Jaseci Programming Paradigm

Today’s production scale-out applications include many sub-application components, such as storage backends, logging infrastructure and AI models. These components have drastically different characteristics, are required to work in collaboration, and interface with each other as microservices. This leads to increasingly high complexity in developing, optimizing, configuring, and deploying scale-out applications, raising the barrier to entry for most individuals and small teams.

We developed a novel co-designed runtime system, Jaseci, and programming language, Jac, which aims to reduce this complexity. The key design principle throughout Jaseci’s design is to raise the level of abstraction by moving as much of the scale-out data management, microservice componentization, and live update complexity into the runtime stack to be automated and optimized automatically. We use real-world AI applications to demonstrate Jaseci’s benefit for application performance and developer productivity.

Check out our publication at 2023 IEEE Computer Architecture Letters: “The Jaseci Programming Paradigm and Runtime Stack: Building Scale-out Production Applications Easy and Fast” to find out more.

SLM vs. LLM

Many companies use large language models (LLMs) to create AI-enabled product experiences. Along with the benefits of ease-of-use and shortened time-to-solution, this reliance on proprietary services has downsides in model control, performance reliability, uptime predictability, and cost. At the same time, a flurry of open-source small language models (SLMs) has been made available for commercial use. However, their readiness to replace existing capabilities remains unclear, and a systematic approach to holistically evaluate these SLMs is not readily available.

We present a systematic evaluation methodology and a characterization of modern open-source SLMs and their trade-offs when replacing proprietary LLMs for a real-world product feature.

Across 9 SLMs and their 29 variants, we observe that SLMs provide competitive results, significant performance consistency improvements, and a cost reduction of 5x -29x when compared to GPT-4.

SLaM

To enable the above systematic evaluation across langauage models, we have designed SLaM, an open-source automated analysis tool that enables the quantitative and qualitative testing of product features utilizing arbitrary LLMs or SLMs. SLaM is a tool to evaluate the performance of Large Language Models (LLMs) for your personal use cases with the help of Human Evaluation and Automatic Evaluation.

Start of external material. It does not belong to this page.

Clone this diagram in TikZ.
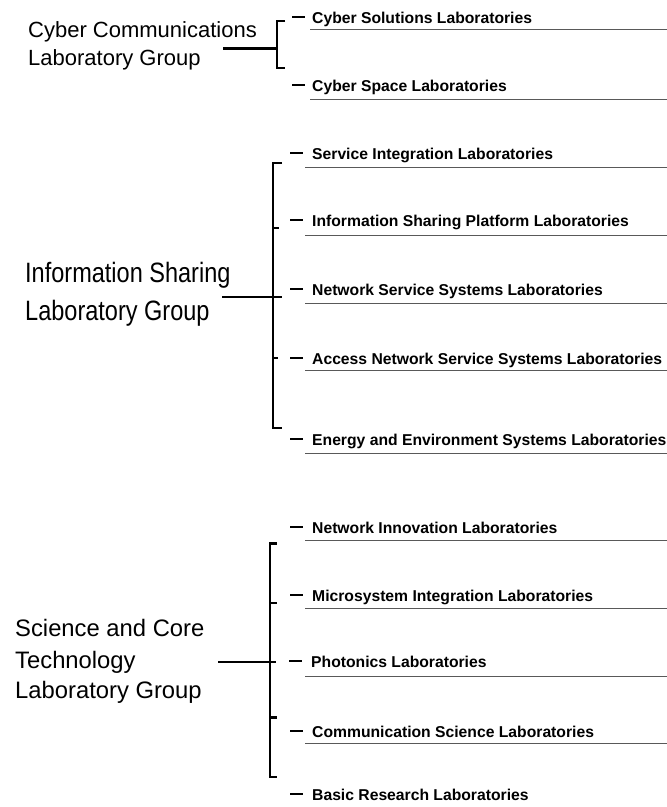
\documentclass[tikz,border=0pt]{standalone}
\usepackage{fontspec}
\setmainfont{Liberation Sans}
\newfontfamily\narrowfont[FakeStretch=0.84]{Liberation Sans}

\tikzset{
  lab/.style={anchor=base west, inner sep=0pt, font=\fontsize{15.7}{18}\selectfont\bfseries},
  grpA/.style={anchor=base west, inner sep=0pt, font=\fontsize{22}{28}\selectfont},
  grpB/.style={anchor=base west, inner sep=0pt, font=\narrowfont\fontsize{28}{38}\selectfont},
  grpC/.style={anchor=base west, inner sep=0pt, font=\fontsize{23.8}{31}\selectfont},
  brk/.style={line width=2.2pt, line cap=butt, line join=miter},
  conn/.style={line width=2pt},
  tick/.style={line width=1.2pt},
  dashln/.style={line width=1.3pt},
  uline/.style={line width=0.8pt, gray!70!black},
}

\begin{document}
\begin{tikzpicture}[x=1pt, y=-1pt]
\useasboundingbox (0,0) rectangle (667,807);

% ---------------- Cyber Communications Laboratory Group
\node[grpA] (g1a) at (28,37) {Cyber Communications};
\node[grpA] (g1b) at (28,65) {Laboratory Group};
\coordinate (g1src) at (223,48);
\coordinate (g1bar) at (277,48);
\draw[brk] (285,21) -- (277,21) -- (277,68) -- (285,68);
\draw[conn, line width=3pt] (g1src) -- (g1bar);

\node[lab] (a1) at (312,23) {Cyber Solutions Laboratories};
\node[lab] (a2) at (312,91) {Cyber Space Laboratories};
\foreach \n in {a1,a2}
  \draw[dashln, line width=1.8pt] ([xshift=-20pt,yshift=6pt]\n.base west) -- ([xshift=-7pt,yshift=6pt]\n.base west);
\draw[uline] (310,29) -- (667,29);
\draw[uline] (310,99) -- (667,99);

% ---------------- Information Sharing Laboratory Group
\node[grpB] (g2a) at (25,282) {Information Sharing};
\node[grpB] (g2b) at (25,320) {Laboratory Group};
\coordinate (g2src) at (222,297);
\coordinate (g2bar) at (273,297);
\draw[brk] (282,163) -- (273,163) -- (273,428) -- (282,428);
\draw[conn] (g2src) -- (g2bar) -- (282,297);
\draw[tick] (273,228) -- (279,228);
\draw[tick] (273,358) -- (278,358);

\node[lab] (b1) at (312,159) {Service Integration Laboratories};
\node[lab] (b2) at (312,226) {Information Sharing Platform Laboratories};
\node[lab] (b3) at (312,295) {Network Service Systems Laboratories};
\node[lab] (b4) at (312,364) {Access Network Service Systems Laboratories};
\node[lab] (b5) at (312,445) {Energy and Environment Systems Laboratories};
\foreach \n in {b1,b2,b3,b4,b5}
  \draw[dashln] ([xshift=-22pt,yshift=6pt]\n.base west) -- ([xshift=-9pt,yshift=6pt]\n.base west);
\foreach \y in {167,235,303,370,453}
  \draw[uline] (305,\y) -- (667,\y);

% ---------------- Science and Core Technology Laboratory Group
\node[grpC] (g3a) at (15,636) {Science and Core};
\node[grpC] (g3b) at (15,668) {Technology};
\node[grpC] (g3c) at (15,698) {Laboratory Group};
\coordinate (g3src) at (218,662);
\coordinate (g3bar) at (270,662);
\draw[brk] (277,543) -- (270,543) -- (270,777) -- (277,777);
\draw[line width=3pt] (270,543) -- (277,543);
\draw[conn, line width=1.6pt] (g3src) -- (g3bar) -- (276,662);
\draw[tick] (270,603) -- (277,603);
\draw[line width=3pt] (270,717) -- (277,717);

\node[lab] (c1) at (312,533) {Network Innovation Laboratories};
\node[lab] (c2) at (312,601) {Microsystem Integration Laboratories};
\node[lab] (c3) at (311,667) {Photonics Laboratories};
\node[lab] (c4) at (312,737) {Communication Science Laboratories};
\node[lab] (c5) at (312,800) {Basic Research Laboratories};
\foreach \n in {c1,c2,c3,c4,c5}
  \draw[dashln] ([xshift=-22pt,yshift=6pt]\n.base west) -- ([xshift=-9pt,yshift=6pt]\n.base west);
\foreach \y in {540,608,676,743}
  \draw[uline] (305,\y) -- (667,\y);
\end{tikzpicture}
\end{document}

You can deploy the application on your local machine or use Docker to generate responses for a given prompt with different LLMs (Proprietary or OpenSource), and then evaluate the responses with the help of human evaluators or automated methods.

Check out our publication at 2024 IEEE International Symposium on Performance Analysis of Systems and Software (ISPASS): “Scaling Down to Scale Up: A Cost-Benefit Analysis of Replacing OpenAI’s LLM with Open Source SLMs in Production” to find out more.

Meaning-Typed Programming: Language-level Abstractions and
Runtime for GenAI Applications

Software is rapidly evolving from being programmed with traditional logical code, to neuro-integrated applications that leverage generative AI and large language models (LLMs) for application functionality. This shift increases the complexity of building applications, as developers now must reasoning about, program, and prompt LLMs. Despite efforts to create tools to assist with prompt engineering, these solutions often introduce additional layers of complexity to the development of neuro-integrated applications.

This project proposes meaning-typed programming (MTP), a novel approach to simplify the creation of neuro-integrated applications by introducing new language-level abstractions that hide the complexities of LLM integration.

Our results demonstrate that MTP not only simplifies the development process but also meets or exceeds the efficacy of state-of-the-art manual and tool-assisted prompt engineering techniques in terms of accuracy and usability.

Figure. Comparison of LLM as Meaning Typed Code construct abstraction (Right) with the present-day LLM abstraction (Middle) and Symbolic Programming Abstraction (Left) of a programming function.